* BEGIN DATA SHOWN *

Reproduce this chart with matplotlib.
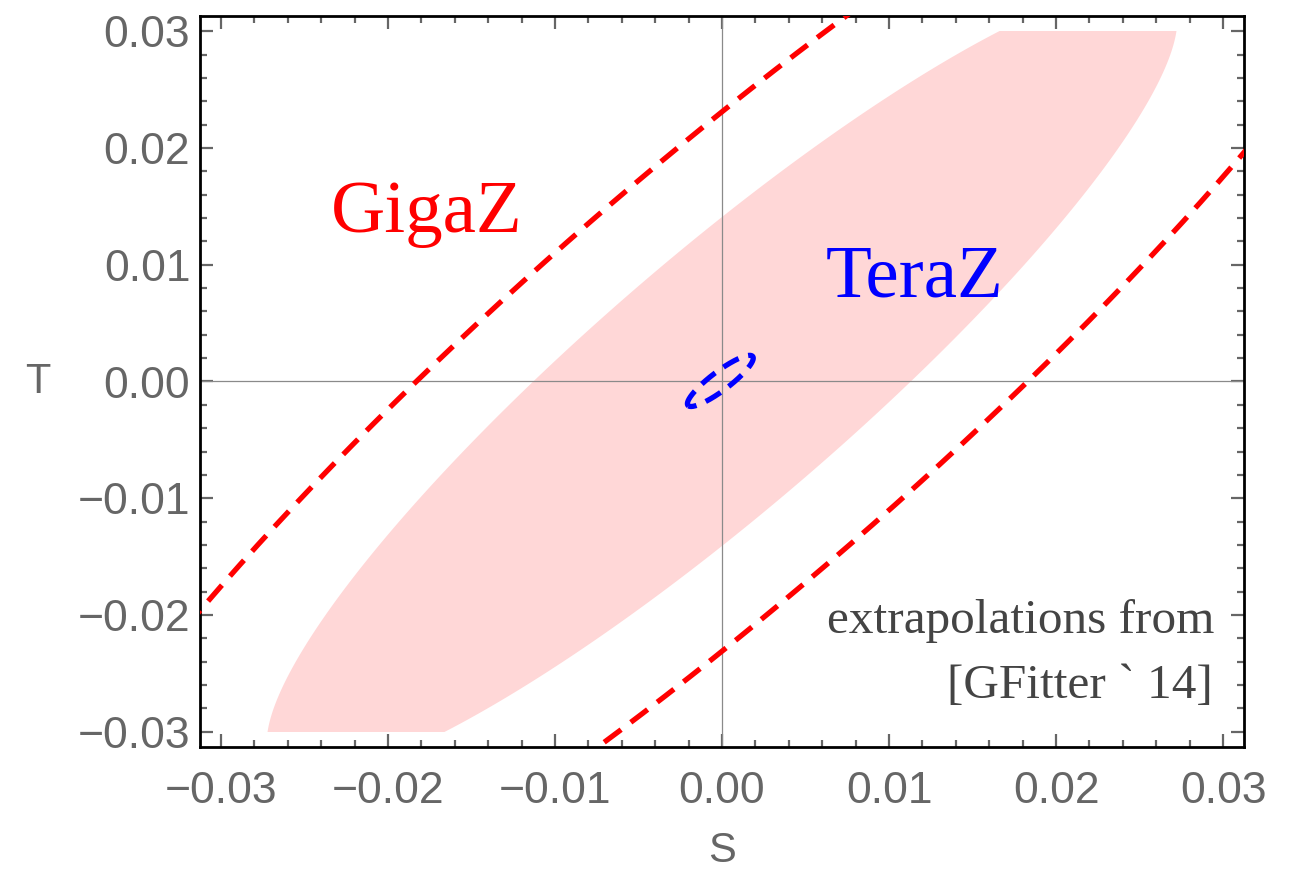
import numpy as np
import matplotlib
matplotlib.use('Agg')
import matplotlib.pyplot as plt
from matplotlib.patches import Rectangle
from matplotlib.ticker import MultipleLocator

# plot window
s_lim = (-0.03125, 0.03125)
t_lim = (-0.0313, 0.0313)
major_ticks = [-0.03, -0.02, -0.01, 0.0, 0.01, 0.02, 0.03]
tick_labels = ['\u22120.03', '\u22120.02', '\u22120.01', '0.00', '0.01', '0.02', '0.03']

# ellipses as quadratic forms  a*S^2 + 2b*S*T + c*T^2 = 1
fit_form = [7831., -5717., 5040.]        # current fit (pink band), cut at |T| = 0.03
fit_center = [0.0, 0.0]
fit_cut = 0.03
gigaz_form = [2986., -2151., 1874.]
gigaz_center = [0.0, 0.0]
teraz_form = [1.235e6, -0.9887e6, 1.0e6]
teraz_center = [-0.0001, 0.00005]

grey = '#666666'


def ellipse_xy(form, center, n=600):
    # boundary points of the ellipse given by the quadratic form
    a, b, c = form
    w, v = np.linalg.eigh(np.array([[a, b], [b, c]]))
    th = np.linspace(0, 2*np.pi, n)
    circ = np.array([np.cos(th), np.sin(th)])
    pts = v @ (circ / np.sqrt(w)[:, None])
    return pts[0] + center[0], pts[1] + center[1]


fig = plt.figure(figsize=(12.94, 8.71), dpi=100)
ax = fig.add_axes([200/1294, 1-747/871, 1044/1294, 731/871])

# pink region, clipped to |T| <= cut
sx, ty = ellipse_xy(fit_form, fit_center)
poly = ax.fill(sx, ty, color='#ffd7d7', lw=0, zorder=1)[0]
clip = Rectangle((-1, -fit_cut), 2, 2*fit_cut, transform=ax.transData)
poly.set_clip_path(clip)

# axes through origin
ax.axhline(0, color='#8a8a8a', lw=0.9, zorder=2)
ax.axvline(0, color='#8a8a8a', lw=0.9, zorder=2)

sx, ty = ellipse_xy(gigaz_form, gigaz_center)
ax.plot(sx, ty, color='#ff0000', lw=3.8, dashes=(4.0, 2.3), dash_capstyle='butt', zorder=3)

sx, ty = ellipse_xy(teraz_form, teraz_center)
ax.plot(sx, ty, color='#0000ff', lw=3.8, dashes=(3.3, 1.9), dash_capstyle='butt', zorder=3)

# labels inside the frame
ax.text(-0.0177, 0.0128, 'GigaZ', color='#ff0000', family='Liberation Serif',
        fontsize=54, ha='center', va='baseline')
ax.text(0.0115, 0.0073, 'TeraZ', color='#0000ff', family='Liberation Serif',
        fontsize=54, ha='center', va='baseline')
ax.text(0.0295, -0.0215, 'extrapolations from', color='#444444', family='Liberation Serif',
        fontsize=35.5, ha='right', va='baseline')
ax.text(0.0294, -0.0271, '[GFitter ` 14]', color='#444444', family='Liberation Serif',
        fontsize=35.5, ha='right', va='baseline')

ax.set_xlim(s_lim)
ax.set_ylim(t_lim)
ax.set_xticks(major_ticks)
ax.set_xticklabels(tick_labels)
ax.set_yticks(major_ticks)
ax.set_yticklabels(tick_labels)
ax.xaxis.set_minor_locator(MultipleLocator(0.002))
ax.yaxis.set_minor_locator(MultipleLocator(0.002))
ax.tick_params(which='both', direction='in', top=True, right=True, color=grey, width=1.6)
ax.tick_params(which='major', length=9.5)
ax.tick_params(which='minor', length=5)
ax.tick_params(axis='x', which='major', pad=17, labelsize=32, labelcolor=grey)
ax.tick_params(axis='y', which='major', pad=7, labelsize=32, labelcolor=grey)
for lab in ax.get_xticklabels() + ax.get_yticklabels():
    lab.set_family('Liberation Sans')
for sp in ax.spines.values():
    sp.set_linewidth(2.0)
    sp.set_color('black')

fig.text(722/1294, 1-851/871, 'S', color=grey, family='Liberation Sans', fontsize=30,
         ha='center', va='center')
fig.text(38/1294, 1-382/871, 'T', color=grey, family='Liberation Sans', fontsize=30,
         ha='center', va='center')

fig.savefig('out.png', dpi=100)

* END DATA SHOWN *

**PROBLEM TO SOLVE:** Please take the lines from the beginning of the data above through the line holding "poly.set_clip_path(clip)" and transcribe them exactly, without any pictures.

**OUTPUT OF THE TASK:**
Reproduce this chart with matplotlib.
import numpy as np
import matplotlib
matplotlib.use('Agg')
import matplotlib.pyplot as plt
from matplotlib.patches import Rectangle
from matplotlib.ticker import MultipleLocator

# plot window
s_lim = (-0.03125, 0.03125)
t_lim = (-0.0313, 0.0313)
major_ticks = [-0.03, -0.02, -0.01, 0.0, 0.01, 0.02, 0.03]
tick_labels = ['\u22120.03', '\u22120.02', '\u22120.01', '0.00', '0.01', '0.02', '0.03']

# ellipses as quadratic forms  a*S^2 + 2b*S*T + c*T^2 = 1
fit_form = [7831., -5717., 5040.]        # current fit (pink band), cut at |T| = 0.03
fit_center = [0.0, 0.0]
fit_cut = 0.03
gigaz_form = [2986., -2151., 1874.]
gigaz_center = [0.0, 0.0]
teraz_form = [1.235e6, -0.9887e6, 1.0e6]
teraz_center = [-0.0001, 0.00005]

grey = '#666666'


def ellipse_xy(form, center, n=600):
    # boundary points of the ellipse given by the quadratic form
    a, b, c = form
    w, v = np.linalg.eigh(np.array([[a, b], [b, c]]))
    th = np.linspace(0, 2*np.pi, n)
    circ = np.array([np.cos(th), np.sin(th)])
    pts = v @ (circ / np.sqrt(w)[:, None])
    return pts[0] + center[0], pts[1] + center[1]


fig = plt.figure(figsize=(12.94, 8.71), dpi=100)
ax = fig.add_axes([200/1294, 1-747/871, 1044/1294, 731/871])

# pink region, clipped to |T| <= cut
sx, ty = ellipse_xy(fit_form, fit_center)
poly = ax.fill(sx, ty, color='#ffd7d7', lw=0, zorder=1)[0]
clip = Rectangle((-1, -fit_cut), 2, 2*fit_cut, transform=ax.transData)
poly.set_clip_path(clip)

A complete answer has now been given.